Le chômage reste faible. Les prix de l’immobilier ont cessé d’augmenter, mais il n’y a aucun signe d’effondrement. Les dépenses de consommation pèsent sur l’économie, mais pas de manière significative.

En 2023, le Fonds monétaire international (FMI) prévoit même que la Russie connaîtra une croissance supérieure de 0,3 % à celle de la Grande-Bretagne et de l’Allemagne… !

En somme, cela explique pourquoi les pays membres de l’Union européenne ont adopté, difficilement et après des négociations serrées, le vendredi 24 février 2023, jour du premier anniversaire de l’invasion russe de l’Ukraine, un dixième paquet de sanctions contre la Russie.

Ce nouveau paquet de sanctions consiste notamment en un renforcement des restrictions aux exportations de biens à usage civil ou militaire à la Russie et en des mesures contre des entités soutenant l’effort de guerre et la communication de la Russie, ainsi que la livraison de drones aux Russes.

Les Vingt-Sept ont arraché cet accord alors qu’il ne leur restait plus que deux heures pour y parvenir en cette date symbolique du premier anniversaire de la guerre en Ukraine.
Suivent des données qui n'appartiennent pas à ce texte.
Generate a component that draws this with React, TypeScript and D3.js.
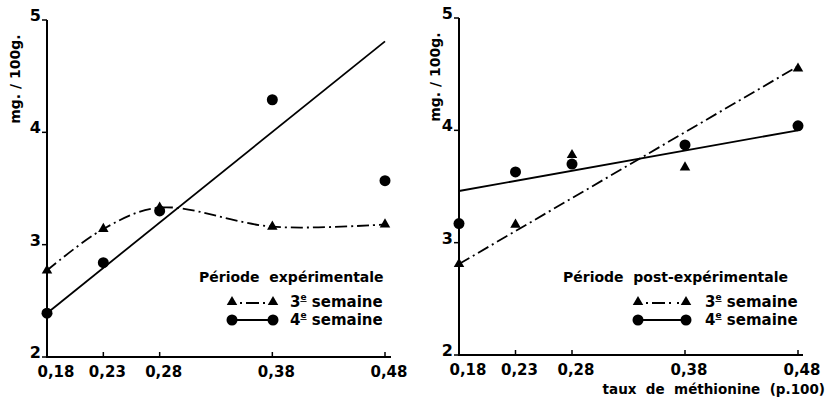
import * as d3 from "d3";

// methionine levels (p.100) and their printed labels
const doses = [0.18, 0.23, 0.28, 0.38, 0.48];
const doseLabels = ["0,18", "0,23", "0,28", "0,38", "0,48"];
const yTicks = [2, 3, 4, 5];

// période expérimentale
const expWeek3 = [2.77, 3.14, 3.33, 3.16, 3.18];
const expWeek4 = [2.39, 2.84, 3.3, 4.29, 3.57];
const expWeek4Fit = [2.39, 4.81]; // fitted line at 0.18 / 0.48

// période post-expérimentale
const postWeek3 = [2.81, 3.16, 3.78, 3.67, 4.55];
const postWeek4 = [3.17, 3.63, 3.7, 3.87, 4.04];
const postWeek3Fit = [2.81, 4.57];
const postWeek4Fit = [3.46, 4.0];

const FONT = "'DejaVu Sans', sans-serif";
const DASHDOT = "12,4,2,4";
const NB = "\u00a0";
const tri = d3.symbol(d3.symbolTriangle, 48)()!;

type Fit = { values: number[]; dashed: boolean };

interface PanelProps {
  x0: number;
  x1: number;
  yTop: number;
  yBottom: number;
  axisEnd: number;
  week3: number[];
  week4: number[];
  curve3?: boolean;
  fits: Fit[];
  title: string;
  legendX: number;
  markX: [number, number];
  textX: number;
  yTitleX: number;
}

function Panel(p: PanelProps) {
  const x = d3.scaleLinear().domain([0.18, 0.48]).range([p.x0, p.x1]);
  const y = d3.scaleLinear().domain([2, 5]).range([p.yBottom, p.yTop]);
  const line = d3
    .line<number>()
    .x((_, i) => x(doses[i]))
    .y((d) => y(d));
  const curvePath = line.curve(d3.curveCatmullRom.alpha(0.5))(p.week3) ?? "";
  const ends = [0.18, 0.48];

  return (
    <g fontFamily={FONT} fontWeight="bold" fill="#000">
      {/* axes */}
      <path
        d={`M${p.x0},${y(5)}V${y(2)}H${p.axisEnd}`}
        fill="none"
        stroke="#000"
        strokeWidth={2}
      />
      {yTicks.map((t) => (
        <g key={t}>
          <line x1={p.x0 - 5} x2={p.x0} y1={y(t)} y2={y(t)} stroke="#000" strokeWidth={1.5} />
          <text x={p.x0 - 6} y={y(t) + 1} textAnchor="end" fontSize={16}>
            {t}
          </text>
        </g>
      ))}
      {doses.map((d, i) => (
        <g key={d}>
          <line x1={x(d)} x2={x(d)} y1={y(2)} y2={y(2) - 5} stroke="#000" strokeWidth={1.5} />
          <text x={x(d) + (i === 0 ? 9 : 4)} y={y(2) + 20} textAnchor="middle" fontSize={15}>
            {doseLabels[i]}
          </text>
        </g>
      ))}
      <text
        transform={`translate(${p.yTitleX},${(y(5) + y(4)) / 2 + 3}) rotate(-90)`}
        textAnchor="middle"
        fontSize={14}
      >
        mg. / 100g.
      </text>

      {/* lines */}
      {p.curve3 && (
        <path d={curvePath} fill="none" stroke="#000" strokeWidth={1.8} strokeDasharray={DASHDOT} />
      )}
      {p.fits.map((f, i) => (
        <line
          key={i}
          x1={x(ends[0])}
          y1={y(f.values[0])}
          x2={x(ends[1])}
          y2={y(f.values[1])}
          stroke="#000"
          strokeWidth={1.8}
          strokeDasharray={f.dashed ? DASHDOT : undefined}
        />
      ))}

      {/* markers */}
      {p.week3.map((v, i) => (
        <path key={"t" + i} d={tri} transform={`translate(${x(doses[i])},${y(v)})`} />
      ))}
      {p.week4.map((v, i) => (
        <circle key={"c" + i} cx={x(doses[i])} cy={y(v)} r={5.5} />
      ))}

      {/* legend */}
      <text x={p.legendX} y={282} fontSize={14}>
        {p.title}
      </text>
      <path d={tri} transform={`translate(${p.markX[0]},${302})`} />
      <path d={tri} transform={`translate(${p.markX[1]},${302})`} />
      <line
        x1={p.markX[0] + 5}
        x2={p.markX[1] - 5}
        y1={303}
        y2={303}
        stroke="#000"
        strokeWidth={1.8}
        strokeDasharray="0,3,2,4,13,4,2,3"
      />
      <circle cx={p.markX[0]} cy={320} r={5.5} />
      <circle cx={p.markX[1]} cy={320} r={5.5} />
      <line x1={p.markX[0]} x2={p.markX[1]} y1={320} y2={320} stroke="#000" strokeWidth={1.8} />
      {["3", "4"].map((n, i) => (
        <text key={n} x={p.textX} y={307 + i * 18} fontSize={15}>
          {n}
          <tspan fontSize={9} dy={-7} textDecoration="underline">
            e
          </tspan>
          <tspan dy={7}>{NB}semaine</tspan>
        </text>
      ))}
    </g>
  );
}

export default function App() {
  return (
    <svg
      width={839}
      height={399}
      style={{ position: "absolute", left: 0, top: 0, background: "#fff" }}
    >
      <Panel
        x0={47}
        x1={385}
        yTop={20}
        yBottom={357}
        axisEnd={391}
        week3={expWeek3}
        week4={expWeek4}
        curve3
        fits={[{ values: expWeek4Fit, dashed: false }]}
        title={`Période${NB}${NB}expérimentale`}
        legendX={199}
        markX={[232, 273]}
        textX={290}
        yTitleX={20}
      />
      <Panel
        x0={459}
        x1={798}
        yTop={18}
        yBottom={355}
        axisEnd={803}
        week3={postWeek3}
        week4={postWeek4}
        fits={[
          { values: postWeek3Fit, dashed: true },
          { values: postWeek4Fit, dashed: false },
        ]}
        title={`Période${NB}${NB}post-expérimentale`}
        legendX={563}
        markX={[638, 686]}
        textX={705}
        yTitleX={440}
      />
      <text
        x={825}
        y={394}
        textAnchor="end"
        fontFamily={FONT}
        fontWeight="bold"
        fontSize={13.5}
      >
        {`taux${NB}${NB}de${NB}${NB}méthionine${NB}${NB}(p.100)`}
      </text>
    </svg>
  );
}
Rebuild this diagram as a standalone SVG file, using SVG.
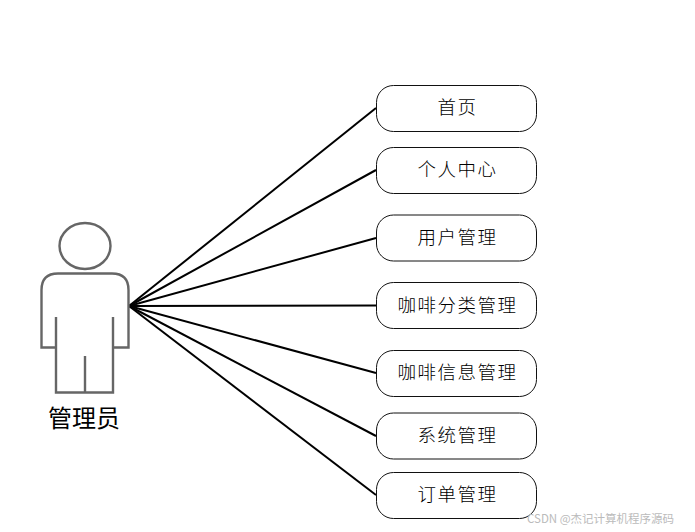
<svg xmlns="http://www.w3.org/2000/svg" width="695" height="532" viewBox="0 0 695 532">
<style>
.n{fill:#fff;stroke:#111;stroke-width:1}
.t{font-family:"Noto Sans CJK SC","Noto Sans CJK JP",sans-serif;font-size:18.500px;font-weight:300;letter-spacing:1.500px;fill:#000;text-anchor:middle}
.c{stroke:#000;stroke-width:2;fill:none}
.a{fill:none;stroke:#666;stroke-width:2.400}
</style>
<rect width="695" height="532" fill="#fff"/>
<g id="connectors">
<line class="c" x1="129" y1="306" x2="376" y2="108"/>
<line class="c" x1="129" y1="306" x2="376" y2="170"/>
<line class="c" x1="129" y1="306" x2="376" y2="238"/>
<line class="c" x1="129" y1="306" x2="376" y2="305.500"/>
<line class="c" x1="129" y1="306" x2="376" y2="373"/>
<line class="c" x1="129" y1="306" x2="376" y2="436"/>
<line class="c" x1="129" y1="306" x2="376" y2="495"/>
</g>
<g id="actor">
<ellipse class="a" cx="85" cy="246" rx="25.500" ry="23"/>
<path class="a" d="M56 317V347.500H41.500V290Q41.500 273.500 58 273.500H112Q128.500 273.500 128.500 290V347.500H113V317M56 347.500V392.500H113V347.500M85 392.500V356"/>
<text x="84" y="427" font-family="'Noto Sans CJK SC',sans-serif" font-size="24px" text-anchor="middle" fill="#000">管理员</text>
</g>
<g id="node1"><rect class="n" x="376.500" y="85.500" width="160" height="46" rx="17"/><text class="t" x="457.500" y="114">首页</text></g>
<g id="node2"><rect class="n" x="376.500" y="147.500" width="160" height="46" rx="17"/><text class="t" x="457.500" y="176">个人中心</text></g>
<g id="node3"><rect class="n" x="376.500" y="215" width="160" height="46" rx="17"/><text class="t" x="457.500" y="244">用户管理</text></g>
<g id="node4"><rect class="n" x="376.500" y="282.500" width="160" height="46" rx="17"/><text class="t" x="457.500" y="312">咖啡分类管理</text></g>
<g id="node5"><rect class="n" x="376.500" y="350.500" width="160" height="46" rx="17"/><text class="t" x="457.500" y="379">咖啡信息管理</text></g>
<g id="node6"><rect class="n" x="376.500" y="413" width="160" height="46" rx="17"/><text class="t" x="457.500" y="442">系统管理</text></g>
<g id="node7"><rect class="n" x="376.500" y="472.500" width="160" height="46" rx="17"/><text class="t" x="457.500" y="501">订单管理</text></g>
<text x="527" y="523" font-family="'Noto Sans CJK SC',sans-serif" font-size="11.500px" fill="#bbb">CSDN @杰记计算机程序源码</text>
</svg>
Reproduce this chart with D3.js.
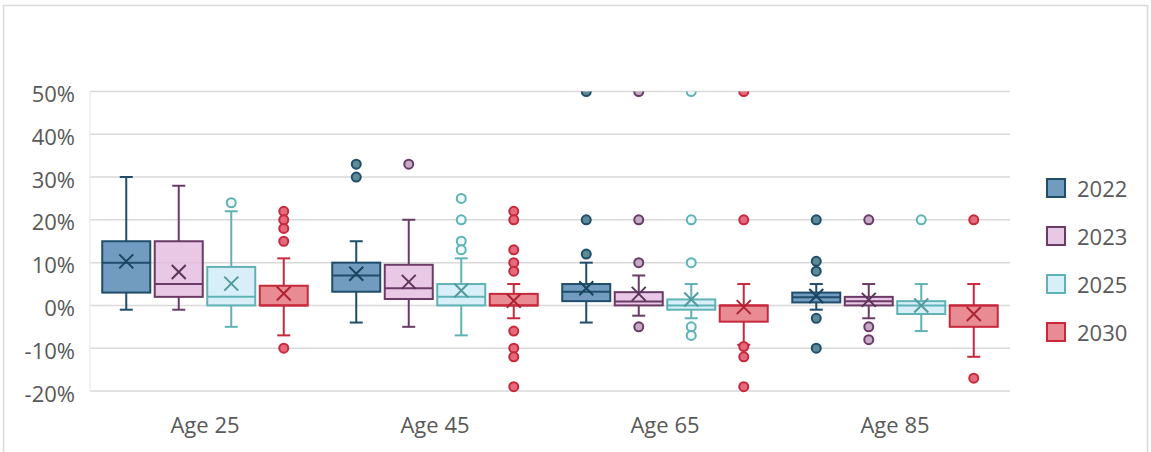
<!DOCTYPE html>
<html>
<head>
<meta charset="utf-8">
<script src="https://cdn.jsdelivr.net/npm/d3@7"></script>
<style>
  html, body { margin: 0; padding: 0; background: #fff; }
  svg { display: block; }
  text { font-family: "Open Sans", "Noto Sans", sans-serif; fill: #595959; }
</style>
</head>
<body>
<svg id="chart" width="1151" height="452"></svg>
<script>
// Categories and series
const categories = ["Age 25", "Age 45", "Age 65", "Age 85"];
const series = ["2022", "2023", "2025", "2030"];
const yTicks = [-20, -10, 0, 10, 20, 30, 40, 50];

// Box statistics in percent; rows follow `series`, columns follow `categories`
const whiskerLow = [
  [-1, -4, -4, -1],
  [-1, -5, -2.4, -3],
  [-5, -7, -3, -6],
  [-7, -3, -9.2, -12]
];
const q1 = [
  [3, 3.2, 1, 0.7],
  [2, 1.5, 0, 0],
  [0, 0, -1, -2],
  [0, 0, -3.8, -5]
];
const median = [
  [10, 7, 3.2, 1.9],
  [5, 4, 0.9, 1],
  [2, 2, 0, 0],
  [0, 0, 0, 0]
];
const q3 = [
  [15, 10, 5, 3],
  [15, 9.5, 3.1, 2],
  [9, 5, 1.4, 1],
  [4.6, 2.7, 0, 0]
];
const whiskerHigh = [
  [30, 15, 10, 5],
  [28, 20, 7, 5],
  [22, 11, 5, 5],
  [11, 5, 5, 5]
];
const mean = [
  [10.3, 7.4, 4, 2.2],
  [7.8, 5.5, 2.7, 1.3],
  [5.1, 3.5, 1.4, 0],
  [2.8, 1.1, -0.4, -2]
];
const outliers = [
  [[], [33, 30], [50, 20, 12], [20, 10.3, 8, -3, -10]],
  [[], [33], [50, 20, 10, -5], [20, -5, -8]],
  [[24], [25, 20, 15, 13], [50, 20, 10, -5, -7], [20]],
  [[22, 20, 18, 15, -10], [22, 20, 13, 10, 8, -6, -10, -12, -19], [50, 20, -9.6, -12, -19], [20, -17]]
];

// Styling per series
const boxFill = ["#4a80ad", "#e3b8de", "#cdebf8", "#e26a74"];
const boxStroke = ["#1f4d6b", "#6b3b68", "#5fb3b5", "#c8283c"];
const dotFill = ["#5d8a95", "#c4aac3", "#eef8f8", "#e46b7e"];

const svg = d3.select("#chart");
const plot = { left: 90, right: 1010, top: 91.5, bottom: 391 };
const fontSize = "22px";

// Outer frame
svg.append("rect")
  .attr("x", 3.5).attr("y", 5.5)
  .attr("width", 1144).attr("height", 470)
  .attr("fill", "none").attr("stroke", "#d9d9d9").attr("stroke-width", 1.5);

const x0 = d3.scaleBand().domain(categories).range([plot.left, plot.right]);
const x1 = d3.scaleBand().domain(series).range([10, x0.bandwidth() - 10]).paddingInner(0.08).paddingOuter(0.04);
const y = d3.scaleLinear().domain([-20, 50]).range([plot.bottom, plot.top]);

// Gridlines
svg.append("g").selectAll("line").data(yTicks).join("line")
  .attr("x1", plot.left).attr("x2", plot.right)
  .attr("y1", d => y(d)).attr("y2", d => y(d))
  .attr("stroke", "#d9d9d9").attr("stroke-width", 1.5);

svg.append("line")
  .attr("x1", plot.left).attr("x2", plot.left)
  .attr("y1", plot.top).attr("y2", plot.bottom)
  .attr("stroke", "#e6e6e6").attr("stroke-width", 1);

// Y axis labels
const yAxis = d3.axisLeft(y).tickValues(yTicks).tickFormat(d => d + "%").tickSize(0).tickPadding(0);
const gy = svg.append("g").attr("transform", "translate(75,3)").call(yAxis);
gy.select(".domain").remove();
gy.selectAll("text").style("font-size", fontSize).attr("fill", "#595959")
  .style("font-family", '"Open Sans", sans-serif');

// X axis labels
const xAxis = d3.axisBottom(x0).tickSize(0).tickPadding(0);
const gx = svg.append("g").attr("transform", "translate(0,417)").call(xAxis);
gx.select(".domain").remove();
gx.selectAll("text").style("font-size", fontSize).attr("fill", "#595959")
  .style("font-family", '"Open Sans", sans-serif');

// Clip for the plotting area
svg.append("defs").append("clipPath").attr("id", "plotClip")
  .append("rect").attr("x", plot.left).attr("y", plot.top)
  .attr("width", plot.right - plot.left).attr("height", plot.bottom - plot.top + 10);

const marks = svg.append("g").attr("clip-path", "url(#plotClip)");

const boxData = [];
series.forEach((s, si) => {
  categories.forEach((c, ci) => {
    boxData.push({ s, si, c, ci,
      lo: whiskerLow[si][ci], q1: q1[si][ci], med: median[si][ci],
      q3: q3[si][ci], hi: whiskerHigh[si][ci], mean: mean[si][ci],
      out: outliers[si][ci] });
  });
});

const boxW = 48, capW = 13, xr = 7;
const groups = marks.selectAll("g.box").data(boxData).join("g")
  .attr("class", "box")
  .attr("transform", d => `translate(${x0(d.c) + x1(d.s) + x1.bandwidth() / 2},0)`);

// Whiskers
groups.append("line")
  .attr("x1", 0).attr("x2", 0).attr("y1", d => y(d.hi)).attr("y2", d => y(d.q3))
  .attr("stroke", d => boxStroke[d.si]).attr("stroke-width", 2);
groups.append("line")
  .attr("x1", 0).attr("x2", 0).attr("y1", d => y(d.lo)).attr("y2", d => y(d.q1))
  .attr("stroke", d => boxStroke[d.si]).attr("stroke-width", 2);
groups.append("line")
  .attr("x1", -capW / 2).attr("x2", capW / 2).attr("y1", d => y(d.hi)).attr("y2", d => y(d.hi))
  .attr("stroke", d => boxStroke[d.si]).attr("stroke-width", 2);
groups.append("line")
  .attr("x1", -capW / 2).attr("x2", capW / 2).attr("y1", d => y(d.lo)).attr("y2", d => y(d.lo))
  .attr("stroke", d => boxStroke[d.si]).attr("stroke-width", 2);

// Box
groups.append("rect")
  .attr("x", -boxW / 2).attr("width", boxW)
  .attr("y", d => y(d.q3)).attr("height", d => y(d.q1) - y(d.q3))
  .attr("fill", d => boxFill[d.si]).attr("fill-opacity", 0.78)
  .attr("stroke", d => boxStroke[d.si]).attr("stroke-width", 2);

// Median
groups.append("line")
  .attr("x1", -boxW / 2).attr("x2", boxW / 2).attr("y1", d => y(d.med)).attr("y2", d => y(d.med))
  .attr("stroke", d => boxStroke[d.si]).attr("stroke-width", 2);

// Mean marker
groups.append("path")
  .attr("d", d => `M${-xr},${y(d.mean) - xr}L${xr},${y(d.mean) + xr}M${-xr},${y(d.mean) + xr}L${xr},${y(d.mean) - xr}`)
  .attr("stroke", d => d3.color(boxStroke[d.si]).darker(0.4)).attr("stroke-width", 2).attr("fill", "none");

// Outliers
groups.selectAll("circle").data(d => d.out.map(v => ({ v, si: d.si }))).join("circle")
  .attr("cx", 0).attr("cy", d => y(d.v)).attr("r", 4.5)
  .attr("fill", d => dotFill[d.si])
  .attr("stroke", d => boxStroke[d.si]).attr("stroke-width", 2);

// Legend
const legend = svg.append("g").selectAll("g").data(series).join("g")
  .attr("transform", (d, i) => `translate(1047,${188 + i * 48})`);
legend.append("rect")
  .attr("x", 0).attr("y", -9).attr("width", 18).attr("height", 18)
  .attr("fill", (d, i) => boxFill[i]).attr("fill-opacity", 0.78)
  .attr("stroke", (d, i) => boxStroke[i]).attr("stroke-width", 2);
legend.append("text")
  .attr("x", 30).attr("y", 1).attr("dy", "0.35em")
  .style("font-size", fontSize)
  .text(d => d);
</script>
</body>
</html>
Pour arriver à ce résultat, il leur a fallu surmonter les réticences de la Pologne, adepte d’une ligne dure à l’égard de la Russie.

Pour l’Union européenne, ces sanctions visent à compliquer le financement par la Russie de son intervention militaire en Ukraine et à priver son armée des technologies et des équipements nécessaires à son effort de guerre.

Ces mesures ciblent également des individus considérés par les pays occidentaux comme des propagandistes du Kremlin ou, selon Kyiv, comme des responsables de l’enlèvement d’enfants ukrainiens vers la Russie, ou encore des personnes impliquées dans la fabrication de drones iraniens déployés sur le front.

Ce nouveau paquet de sanctions élargit aussi la liste des banques écartées du système SWIFT de paiements internationaux, telles qu’Alfa-Bank et Tinkoff, et réduit de plus de 10 milliards d’euros supplémentaires les échanges commerciaux entre l’Union européenne et la Russie, selon la Commission européenne.